● Task
Write out only the lines from the start of the entries up to and including the line with "7.97, 7.6, 6.74];"; please skip the pictures.
##### Dataset entries
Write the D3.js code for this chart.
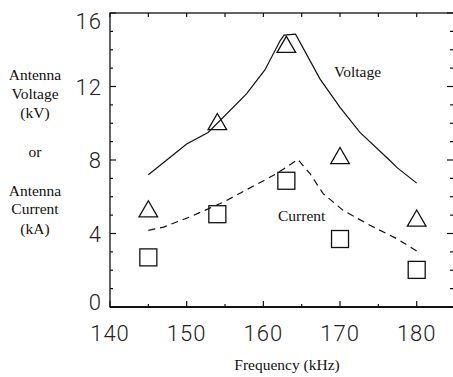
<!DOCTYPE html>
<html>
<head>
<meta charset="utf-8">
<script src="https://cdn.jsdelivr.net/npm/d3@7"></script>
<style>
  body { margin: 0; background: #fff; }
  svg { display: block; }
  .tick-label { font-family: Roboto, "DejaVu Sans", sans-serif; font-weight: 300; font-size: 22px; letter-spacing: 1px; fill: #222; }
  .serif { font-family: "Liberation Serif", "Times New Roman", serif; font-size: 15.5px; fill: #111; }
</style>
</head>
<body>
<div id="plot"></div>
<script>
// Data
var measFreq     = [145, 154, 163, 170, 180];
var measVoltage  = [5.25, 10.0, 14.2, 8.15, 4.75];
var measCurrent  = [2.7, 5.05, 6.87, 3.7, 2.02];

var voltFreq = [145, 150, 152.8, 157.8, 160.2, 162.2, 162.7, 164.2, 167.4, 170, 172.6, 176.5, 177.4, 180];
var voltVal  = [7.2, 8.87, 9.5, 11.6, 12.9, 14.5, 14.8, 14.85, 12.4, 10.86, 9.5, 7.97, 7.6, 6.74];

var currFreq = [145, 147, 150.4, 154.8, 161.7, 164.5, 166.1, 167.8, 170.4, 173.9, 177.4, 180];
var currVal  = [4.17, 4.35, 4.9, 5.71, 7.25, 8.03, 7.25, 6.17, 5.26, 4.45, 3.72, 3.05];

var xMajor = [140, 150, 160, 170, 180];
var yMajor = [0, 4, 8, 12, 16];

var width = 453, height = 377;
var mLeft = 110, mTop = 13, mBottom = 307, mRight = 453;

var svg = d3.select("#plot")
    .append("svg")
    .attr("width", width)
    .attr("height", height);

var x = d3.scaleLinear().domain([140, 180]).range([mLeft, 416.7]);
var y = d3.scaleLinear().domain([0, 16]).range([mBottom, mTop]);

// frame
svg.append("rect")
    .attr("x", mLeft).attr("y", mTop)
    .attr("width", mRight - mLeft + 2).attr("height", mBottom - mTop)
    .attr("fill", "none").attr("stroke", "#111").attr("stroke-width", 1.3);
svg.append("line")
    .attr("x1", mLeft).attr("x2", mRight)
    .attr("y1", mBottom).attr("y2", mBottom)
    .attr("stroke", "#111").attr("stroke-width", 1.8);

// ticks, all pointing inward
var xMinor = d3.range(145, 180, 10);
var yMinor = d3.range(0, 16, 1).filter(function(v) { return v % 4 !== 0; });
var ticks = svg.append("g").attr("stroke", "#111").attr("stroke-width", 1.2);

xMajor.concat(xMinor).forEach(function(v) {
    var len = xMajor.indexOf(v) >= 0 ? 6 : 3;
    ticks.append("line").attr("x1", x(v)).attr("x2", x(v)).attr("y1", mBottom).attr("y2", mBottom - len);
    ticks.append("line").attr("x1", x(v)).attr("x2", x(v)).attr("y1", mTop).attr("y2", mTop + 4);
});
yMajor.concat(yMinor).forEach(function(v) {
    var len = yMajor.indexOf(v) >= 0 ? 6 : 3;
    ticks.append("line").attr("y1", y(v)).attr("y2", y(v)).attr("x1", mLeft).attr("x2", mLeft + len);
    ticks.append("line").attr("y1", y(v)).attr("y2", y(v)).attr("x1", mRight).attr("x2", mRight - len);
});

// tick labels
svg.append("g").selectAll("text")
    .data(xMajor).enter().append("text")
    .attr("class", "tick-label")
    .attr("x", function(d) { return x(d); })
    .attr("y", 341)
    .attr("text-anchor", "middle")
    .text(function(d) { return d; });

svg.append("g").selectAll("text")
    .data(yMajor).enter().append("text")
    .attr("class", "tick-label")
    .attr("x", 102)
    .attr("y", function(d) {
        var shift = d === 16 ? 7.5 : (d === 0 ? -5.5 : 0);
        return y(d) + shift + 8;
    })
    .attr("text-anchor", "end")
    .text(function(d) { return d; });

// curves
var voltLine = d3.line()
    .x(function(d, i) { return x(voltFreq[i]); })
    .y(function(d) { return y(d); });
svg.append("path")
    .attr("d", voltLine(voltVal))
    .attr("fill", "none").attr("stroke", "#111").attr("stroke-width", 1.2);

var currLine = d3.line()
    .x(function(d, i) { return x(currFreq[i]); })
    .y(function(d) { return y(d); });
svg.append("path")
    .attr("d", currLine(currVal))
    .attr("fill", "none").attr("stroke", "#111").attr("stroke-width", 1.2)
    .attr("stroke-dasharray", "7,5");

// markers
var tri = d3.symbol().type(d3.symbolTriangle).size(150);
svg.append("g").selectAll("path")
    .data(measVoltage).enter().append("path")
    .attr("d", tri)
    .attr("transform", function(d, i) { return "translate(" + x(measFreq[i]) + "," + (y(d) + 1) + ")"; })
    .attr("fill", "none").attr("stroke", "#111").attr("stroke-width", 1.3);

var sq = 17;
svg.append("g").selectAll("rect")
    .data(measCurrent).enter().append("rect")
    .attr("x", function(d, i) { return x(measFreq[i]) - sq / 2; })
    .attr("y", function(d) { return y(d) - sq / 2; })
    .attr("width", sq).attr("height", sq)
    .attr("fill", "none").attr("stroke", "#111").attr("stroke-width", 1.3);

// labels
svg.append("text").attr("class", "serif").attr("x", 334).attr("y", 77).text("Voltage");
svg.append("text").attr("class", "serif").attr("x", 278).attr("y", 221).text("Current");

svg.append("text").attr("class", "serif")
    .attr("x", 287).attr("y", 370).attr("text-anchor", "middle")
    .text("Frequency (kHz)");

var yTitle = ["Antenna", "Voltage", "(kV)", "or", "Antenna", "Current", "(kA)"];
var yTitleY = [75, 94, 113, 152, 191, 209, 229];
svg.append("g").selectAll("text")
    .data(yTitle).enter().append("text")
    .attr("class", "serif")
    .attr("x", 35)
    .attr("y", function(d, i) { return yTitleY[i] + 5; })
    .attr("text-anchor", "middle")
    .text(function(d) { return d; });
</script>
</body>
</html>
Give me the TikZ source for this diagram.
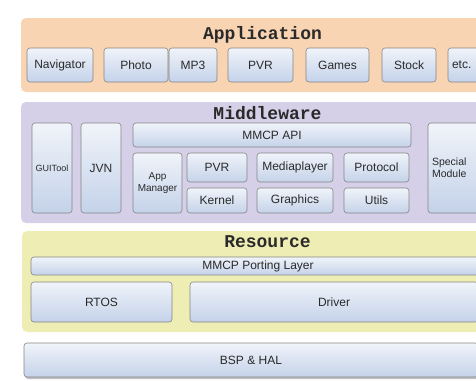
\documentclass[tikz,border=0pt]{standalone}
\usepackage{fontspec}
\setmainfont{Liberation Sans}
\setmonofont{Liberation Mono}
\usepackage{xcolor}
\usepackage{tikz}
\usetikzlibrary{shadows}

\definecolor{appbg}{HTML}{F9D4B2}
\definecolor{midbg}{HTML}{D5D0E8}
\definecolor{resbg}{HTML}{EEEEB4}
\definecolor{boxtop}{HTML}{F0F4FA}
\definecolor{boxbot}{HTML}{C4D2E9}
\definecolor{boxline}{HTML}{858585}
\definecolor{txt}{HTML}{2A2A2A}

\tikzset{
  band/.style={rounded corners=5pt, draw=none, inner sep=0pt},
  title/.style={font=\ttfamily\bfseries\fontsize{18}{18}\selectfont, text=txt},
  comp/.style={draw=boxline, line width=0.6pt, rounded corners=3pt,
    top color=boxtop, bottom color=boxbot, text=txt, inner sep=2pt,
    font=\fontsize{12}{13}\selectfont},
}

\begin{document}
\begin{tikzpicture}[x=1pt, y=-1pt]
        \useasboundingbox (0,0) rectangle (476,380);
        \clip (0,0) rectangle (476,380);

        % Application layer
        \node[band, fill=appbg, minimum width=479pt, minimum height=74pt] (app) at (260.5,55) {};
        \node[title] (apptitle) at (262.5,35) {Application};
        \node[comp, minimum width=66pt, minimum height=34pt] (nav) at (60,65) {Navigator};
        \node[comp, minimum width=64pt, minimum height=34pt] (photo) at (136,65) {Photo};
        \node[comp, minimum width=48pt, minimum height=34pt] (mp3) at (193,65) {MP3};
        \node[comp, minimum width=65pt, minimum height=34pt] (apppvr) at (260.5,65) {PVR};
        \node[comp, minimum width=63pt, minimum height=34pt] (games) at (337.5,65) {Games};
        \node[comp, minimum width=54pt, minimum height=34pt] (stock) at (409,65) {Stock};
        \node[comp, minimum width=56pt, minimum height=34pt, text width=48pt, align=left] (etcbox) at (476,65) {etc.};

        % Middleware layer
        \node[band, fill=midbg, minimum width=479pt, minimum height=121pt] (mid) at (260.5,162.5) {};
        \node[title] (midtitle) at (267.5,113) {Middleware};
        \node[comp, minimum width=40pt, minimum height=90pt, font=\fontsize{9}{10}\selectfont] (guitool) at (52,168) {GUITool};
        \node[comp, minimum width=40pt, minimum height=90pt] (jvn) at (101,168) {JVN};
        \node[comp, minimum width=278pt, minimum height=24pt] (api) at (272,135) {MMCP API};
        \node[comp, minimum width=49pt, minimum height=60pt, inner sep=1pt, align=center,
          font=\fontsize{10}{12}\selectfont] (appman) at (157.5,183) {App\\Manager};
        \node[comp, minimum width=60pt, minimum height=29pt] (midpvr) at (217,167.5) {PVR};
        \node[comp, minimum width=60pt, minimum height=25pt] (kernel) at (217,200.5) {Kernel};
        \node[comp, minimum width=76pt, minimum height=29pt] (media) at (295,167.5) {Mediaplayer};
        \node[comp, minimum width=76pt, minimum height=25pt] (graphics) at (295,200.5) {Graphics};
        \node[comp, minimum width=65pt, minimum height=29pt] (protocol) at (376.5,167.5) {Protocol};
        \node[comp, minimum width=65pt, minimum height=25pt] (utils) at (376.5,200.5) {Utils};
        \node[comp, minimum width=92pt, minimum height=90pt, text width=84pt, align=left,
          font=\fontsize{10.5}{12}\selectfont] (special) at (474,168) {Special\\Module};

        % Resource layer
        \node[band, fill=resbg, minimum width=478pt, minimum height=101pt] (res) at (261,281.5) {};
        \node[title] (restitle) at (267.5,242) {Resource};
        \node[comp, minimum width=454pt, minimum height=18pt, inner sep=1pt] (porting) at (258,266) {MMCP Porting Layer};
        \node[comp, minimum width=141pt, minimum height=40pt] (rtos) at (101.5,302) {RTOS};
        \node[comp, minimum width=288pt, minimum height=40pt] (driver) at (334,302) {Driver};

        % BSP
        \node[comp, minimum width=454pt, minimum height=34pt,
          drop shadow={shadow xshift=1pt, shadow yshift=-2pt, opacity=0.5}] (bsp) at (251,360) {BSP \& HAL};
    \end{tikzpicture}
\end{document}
##########
● Result of the exercise
Write the D3.js code for this chart.
<!DOCTYPE html>
<html>
<head>
<meta charset="utf-8">
<script src="https://cdn.jsdelivr.net/npm/d3@7"></script>
<style>
  body { margin: 0; background: #fff; }
  svg { display: block; }
  .tick-label { font-family: Roboto, "DejaVu Sans", sans-serif; font-weight: 300; font-size: 22px; letter-spacing: 1px; fill: #222; }
  .serif { font-family: "Liberation Serif", "Times New Roman", serif; font-size: 15.5px; fill: #111; }
</style>
</head>
<body>
<div id="plot"></div>
<script>
// Data
var measFreq     = [145, 154, 163, 170, 180];
var measVoltage  = [5.25, 10.0, 14.2, 8.15, 4.75];
var measCurrent  = [2.7, 5.05, 6.87, 3.7, 2.02];

var voltFreq = [145, 150, 152.8, 157.8, 160.2, 162.2, 162.7, 164.2, 167.4, 170, 172.6, 176.5, 177.4, 180];
var voltVal  = [7.2, 8.87, 9.5, 11.6, 12.9, 14.5, 14.8, 14.85, 12.4, 10.86, 9.5, 7.97, 7.6, 6.74];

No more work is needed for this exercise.